2. July 18, "On the Motion of Small Particles Suspended in a Stationary Liquid, as Required by the Molecular Kinetic Theory of Heat", offering a stochastic model of Brownian motion.

3. September 26, “On the Electrodynamics of Moving Bodies”, which had the most profound effect on modern physics, containing Einstein's revolutionary Special Theory of Relativity. Einstein proposed that it was meaningless to speak of one body moving and another body being still. Bodies can only be thought of as moving in relationship to each other. All motion is relative to some frame of reference, and the laws of nature apply unchanged, whatever that frame of reference. In particular, this means that the speed of electromagnetic radiation (such as light) is always the same, no matter the frame of reference. In subsequent years, results predicted on the basis of his theory were confirmed repeatedly, and the Special Theory of Relativity changed how scientists viewed matter, space, time and all the things that interact with them.

4. November 21, in Annalen der Physik "Does the Inertia of a Body Depend Upon Its Energy Content?"), in which Einstein developed an argument for arguably the most famous equation in the field of physics: E=mc2.

His massive productivity was not enough at first to get him an academic job, although the patent office gave him a promotion. But four years later, in 1909, at 30, he was given a professorship of theoretical physics in Zürich. Five years after that, he moved to Berlin, and began work on his General Theory of Relativity, which he published in 1916. He was given a specially created post as director of the Kaiser Wilhelm Physical Institute in Berlin.

His General Theory recognizes that mass and energy are two sides of the same coin, leading to the famous formula E=mc2. The new theory made bold predictions about the interaction of light and gravity that had not yet been observed and which were at variance with Newtonian physics.

After the First World War ended in 1919, scientists used a total eclipse of the sun to confirm that light from distant stars was indeed deflected as it passed through the influence of the sun's gravity, exactly as General Relativity predicted. Einstein became internationally renowned.

When Hitler took over as Germany's Chancellor in 1933, Einstein was in California working as a visiting professor. Einstein's apartment in Berlin and his summer cottage in the country were raided by the Nazis, his papers confiscated, and his bank accounts closed.

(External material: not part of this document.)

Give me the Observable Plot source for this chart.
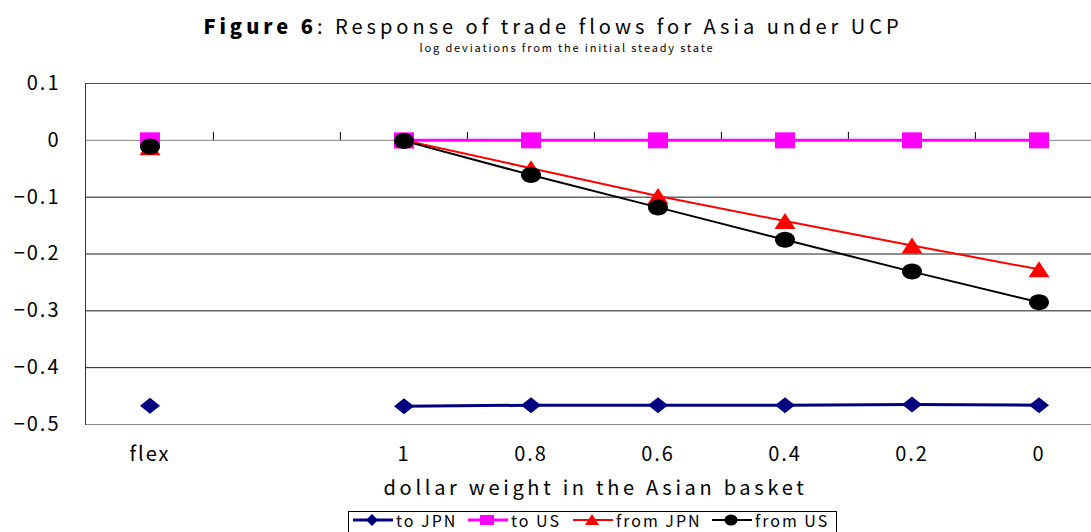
<!DOCTYPE html>
<html><head><meta charset="utf-8">
<script src="https://cdn.jsdelivr.net/npm/d3@7"></script>
<script src="https://cdn.jsdelivr.net/npm/@observablehq/plot@0.6"></script>
<style>
html,body{margin:0;padding:0;background:#fff;}
body{width:1091px;height:532px;overflow:hidden;position:relative;font-family:"Noto Sans CJK JP","Noto Sans",sans-serif;color:#000;}
#title{position:absolute;top:13px;left:0;width:1106px;text-align:center;font-size:20px;letter-spacing:4px;line-height:26px;white-space:nowrap;}
#title b{font-weight:900;}
#subtitle{position:absolute;top:40px;left:0;width:1134px;text-align:center;font-size:11px;letter-spacing:1.85px;line-height:14px;white-space:nowrap;}
#chart{position:absolute;top:58px;left:0;}
#chart svg text{letter-spacing:2px;}
#chart svg .xtitle text{letter-spacing:3.7px;}
#legend{position:absolute;left:348px;top:511px;width:487px;height:30px;border:1px solid #000;background:#fff;}
#legend .it{position:absolute;top:-2px;height:20px;display:flex;align-items:center;font-size:16px;line-height:18px;letter-spacing:2px;white-space:nowrap;}
#legend svg{display:block;margin-right:2px;}
</style>
</head><body>
<div id="title"><b>Figure 6</b>: Response of trade flows for Asia under UCP</div>
<div id="subtitle">log deviations from the initial steady state</div>
<div id="chart"></div>
<div id="legend"></div>
<script>
// ---- data ----
const categories = ["flex", "blank", "1", "0.8", "0.6", "0.4", "0.2", "0"];
const xTickLabels = ["flex", "", "1", "0.8", "0.6", "0.4", "0.2", "0"];
const seriesNames = ["to JPN", "to US", "from JPN", "from US"];
const toJPN   = [-0.467, null, -0.468, -0.466, -0.466, -0.466, -0.465, -0.466];
const toUS    = [0,      null, 0,      0,      0,      0,      0,      0];
const fromJPN = [-0.012, null, 0,      -0.049, -0.098, -0.142, -0.185, -0.227];
const fromUS  = [-0.011, null, -0.001, -0.061, -0.118, -0.175, -0.231, -0.285];
const yTicks = [0.1, 0, -0.1, -0.2, -0.3, -0.4, -0.5];
const yTickLabels = ["0.1", "0", "\u22120.1", "\u22120.2", "\u22120.3", "\u22120.4", "\u22120.5"];
const xTitle = "dollar weight in the Asian basket";
const colors = ["#000080", "#FF00FF", "#FF0000", "#000000"];

// ---- symbols ----
function rectSym(w, h) { return {draw(c) { c.moveTo(-w/2, -h/2); c.lineTo(w/2, -h/2); c.lineTo(w/2, h/2); c.lineTo(-w/2, h/2); c.closePath(); }}; }
function diamondSym(w, h) { return {draw(c) { c.moveTo(0, -h/2); c.lineTo(w/2, 0); c.lineTo(0, h/2); c.lineTo(-w/2, 0); c.closePath(); }}; }
function triSym(w, h) { return {draw(c) { c.moveTo(0, -h/2); c.lineTo(w/2, h/2); c.lineTo(-w/2, h/2); c.closePath(); }}; }
function ellSym(w, h) { return {draw(c) { const a = w/2, b = h/2, k = 0.5523;
  c.moveTo(a, 0); c.bezierCurveTo(a, b*k, a*k, b, 0, b); c.bezierCurveTo(-a*k, b, -a, b*k, -a, 0);
  c.bezierCurveTo(-a, -b*k, -a*k, -b, 0, -b); c.bezierCurveTo(a*k, -b, a, -b*k, a, 0); c.closePath(); }}; }
const symbols = [diamondSym(20, 16), rectSym(20, 16), triSym(21, 16), ellSym(20, 16)];
const widths = [3, 3, 2, 2];

const seriesValues = [toJPN, toUS, fromJPN, fromUS];
const rows = seriesValues.map(vals => categories.map((c, i) => ({cat: c, v: vals[i]})));
const labelOf = Object.fromEntries(categories.map((c, i) => [c, xTickLabels[i]]));
const yLabelOf = new Map(yTicks.map((t, i) => [t, yTickLabels[i]]));

const xRange = [85, 1103];
const bw = (xRange[1] - xRange[0]) / categories.length;
const font = '"Noto Sans CJK JP","Noto Sans",sans-serif';

const lineMark = k => Plot.line(rows[k], {x: "cat", y: "v", stroke: colors[k], strokeWidth: widths[k], curve: "linear"});
const dotMark = k => Plot.dot(rows[k].filter(d => d.v != null), {x: "cat", y: "v", fill: colors[k], stroke: "none", symbol: symbols[k], r: 8});

const plot = Plot.plot({
  width: 1091, height: 447,
  marginLeft: 85, marginRight: 0, marginTop: 25, marginBottom: 81,
  style: {fontFamily: font, fontSize: "20px", color: "#000", background: "transparent"},
  x: {type: "band", domain: categories, range: xRange, padding: 0, label: null},
  y: {domain: [-0.5, 0.1], label: null},
  marks: [
    Plot.ruleY(yTicks.filter(d => d !== 0 && d !== 0.1 && d !== -0.5), {stroke: "#1a1a1a"}),
    Plot.ruleY([0.1], {stroke: "#555"}),
    Plot.ruleY([-0.5], {stroke: "#888"}),
    Plot.ruleY([0], {stroke: "#808080"}),
    Plot.frame({anchor: "left", stroke: "#333"}),
    Plot.ruleX(categories.slice(1), {x: d => d, y1: 0, y2: 0.014, dx: -bw / 2, stroke: "#000"}),
    Plot.axisY({ticks: yTicks, tickSize: 0, tickPadding: 25, tickFormat: d => yLabelOf.get(d), fontSize: 20, label: null}),
    Plot.axisX({tickSize: 0, tickPadding: 22, tickFormat: d => labelOf[d], fontSize: 20, label: null}),
    Plot.text([xTitle], {frameAnchor: "bottom", dy: 64, dx: 7, fontSize: 20, lineAnchor: "middle", textAnchor: "middle", className: "xtitle"}),
    lineMark(0), lineMark(2), lineMark(1), lineMark(3),
    dotMark(0), dotMark(2), dotMark(1), dotMark(3)
  ]
});
document.getElementById("chart").append(plot);

// ---- legend ----
const legendLeft = [3, 118, 223, 362];
const legendShapes = [
  c => `<path d="M20,1 L26,7 L20,13 L14,7 Z" fill="${c}"/>`,
  c => `<rect x="13" y="2" width="14" height="10" fill="${c}"/>`,
  c => `<path d="M20,1 L27,12 L13,12 Z" fill="${c}"/>`,
  c => `<ellipse cx="20" cy="7" rx="6.5" ry="5.5" fill="${c}"/>`
];
const legend = document.getElementById("legend");
seriesNames.forEach((name, k) => {
  const it = document.createElement("div");
  it.className = "it";
  it.style.left = legendLeft[k] + "px";
  it.innerHTML = `<svg width="42" height="14"><line x1="1" x2="41" y1="7" y2="7" stroke="${colors[k]}" stroke-width="${widths[k]}"/>${legendShapes[k](colors[k])}</svg><span>${name}</span>`;
  legend.append(it);
});
</script>
</body></html>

Einstein got the message right away that he was unwelcome. He returned to Europe and handed in his German passport. He considered offers from universities like Paris, Istanbul and Oxford, eventually deciding on Princeton, which offered him an attractive package teaching at its Institute for Advanced Study. He had hesitations about Princeton. It had a secret quota system allowing only a small percentage of the incoming class to be Jewish. The Institute's director, Abraham Flexner, was worried that Einstein would be too directly involved in Jewish refugee causes, so he micromanaged Einstein's public appearances, trying to keep him out of the public eye. He even declined an invitation for Einstein to see FDR at the White House without telling the scientist.

When Einstein found out, he personally called Eleanor Roosevelt and arranged for a visit anyway, and then complained about the incident in a letter to a rabbi friend of his, giving the return address as "Concentration Camp, Princeton."

In 1938, incoming freshmen at Princeton ranked Einstein as the second-greatest living person. First place went to Adolf Hitler.

My uncle Willem van Stockum was the first person to spell out the implications for Time Travel of Einstein's equations. Robert Wack, in Time Bomber, tells of Willem's time at Princeton.